申立てをおこなったとしても、推薦または立候補した方が後見人に選任されるとは限らず、家庭裁判所が認めるに足る人物でなければなりません。
申立ての必要書類とは?管轄の裁判所へ確認!
成年後見人申立てのために必要な書類は、一般的には申立書・付票・戸籍謄本・住民票・本人の財産目録・財産や収支の資料・親族関係図・本人の診断書などです。
申立書は、申立人の氏名・住所、後見を受ける本人の氏名・住所から始まり、どのような理由で制度を利用したいかなどを記載し、付票はより詳細な内容を記載します。
本人がどの種類の財産をどれだけ所有しているか正確に把握するために、財産目録とそれを裏付ける収支に関わる資料も必須です。
本人と親族の関係性は審理に大きく関わるため、本人との関係性・氏名・生年月日を記載した親族関係図も作成します。
書類をいちから作成する必要はなく、裁判所の公式サイトに書類一覧のPDFがあるので、それらを利用して作成すると手間はかかりません。
成年後見人による不動産の売却方法とは
一般の不動産売却では、相場を調べ、仲介をおこなう不動産会社と契約し、売買契約締結へと進めますが、成年後見人の制度を利用している場合には、もう1ステップ必要です。
居住用不動産の売却には家庭裁判所の許可が必要
現在の住まいや将来住む可能性がある住まいを居住用不動産と呼び、それらを成年後見人が売却する方法は、売買契約締結前に家庭裁判所から許可を得なくてはなりません。
安心して暮らせる住まいがあることは、生活の基盤を整える重要な項目であるため、家庭裁判所の許可を得る手順は、本人やその資産を保護する際に必要なのです。
家庭裁判所ではその不動産の売却が本人の利益になるかどうか、新たな住まいは決まっているのか、利益を損なうことがないか、家族は知っているかなど、さまざまな点が審理されます。
そのため、審理の時点で買主が決まっていなくても、どのような契約内容を結ぶか、売買契約書の案の提出が求められ、事前に作成しておく必要があるでしょう。

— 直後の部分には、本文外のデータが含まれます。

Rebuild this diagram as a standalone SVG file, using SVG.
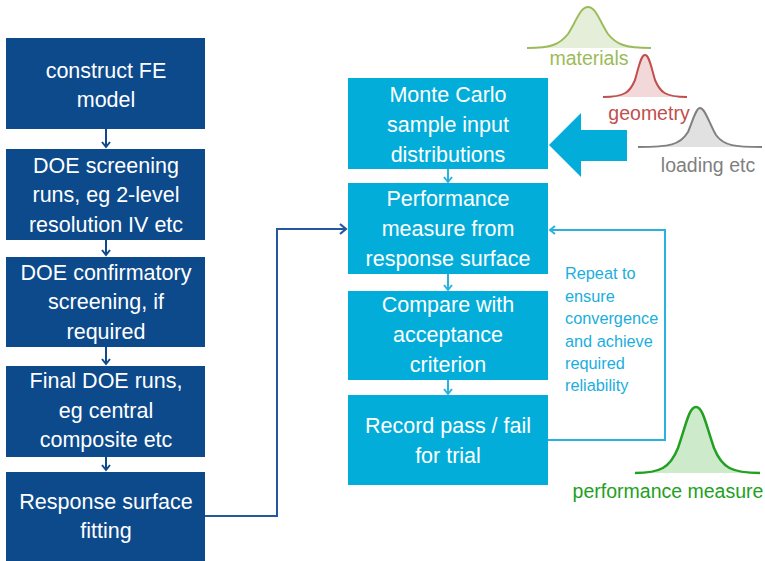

また、後見人の財産状況も厳しく調べられ、この不動産の売却が本人に不利益をもたらすものではないことを証明しなければなりません。
家庭裁判所の許可を得る前に売買契約を締結させてしまった場合には、その契約は無効とされ、不動産は売主へ、代金は買主へと返却されます。
非居住用不動産の売却には正当な理由があれば良い
居住用不動産を売却する方法では、家庭裁判所の許可が必要でしたが、非居住用の場合にはどのような方法で売却できると思いますか?
方法はとても単純で、その不動産を売却するための正当な理由があれば良いとされており、どこかから許可を得る必要はないのです。
通常どおりに買い手を探して条件をすり合わせ、売買契約を締結すれば不動産の売却は完了となるため、ほかに必要な手順はありません。
正当な理由に該当する内容は、本人の医療費や生活費を捻出するためなどが一般的で、明確に本人の利益になる合理的な理由が必要です。
さらに、非居住用の判断は難しく、現在の住まいだけでなく、将来的に住む可能性がある場合も居住用と判断されるため、誤解のないよう判断しなくてはなりません。
事故や病気などにより、判断能力が低下してしまっても、所有する不動産を売却することは、国の制度を利用することで可能となります。
ただし、申立てには法律の知識やさまざまな書類を作成する知識が必要なため、無理をせず専門家を頼ると負担が少なくなるでしょう。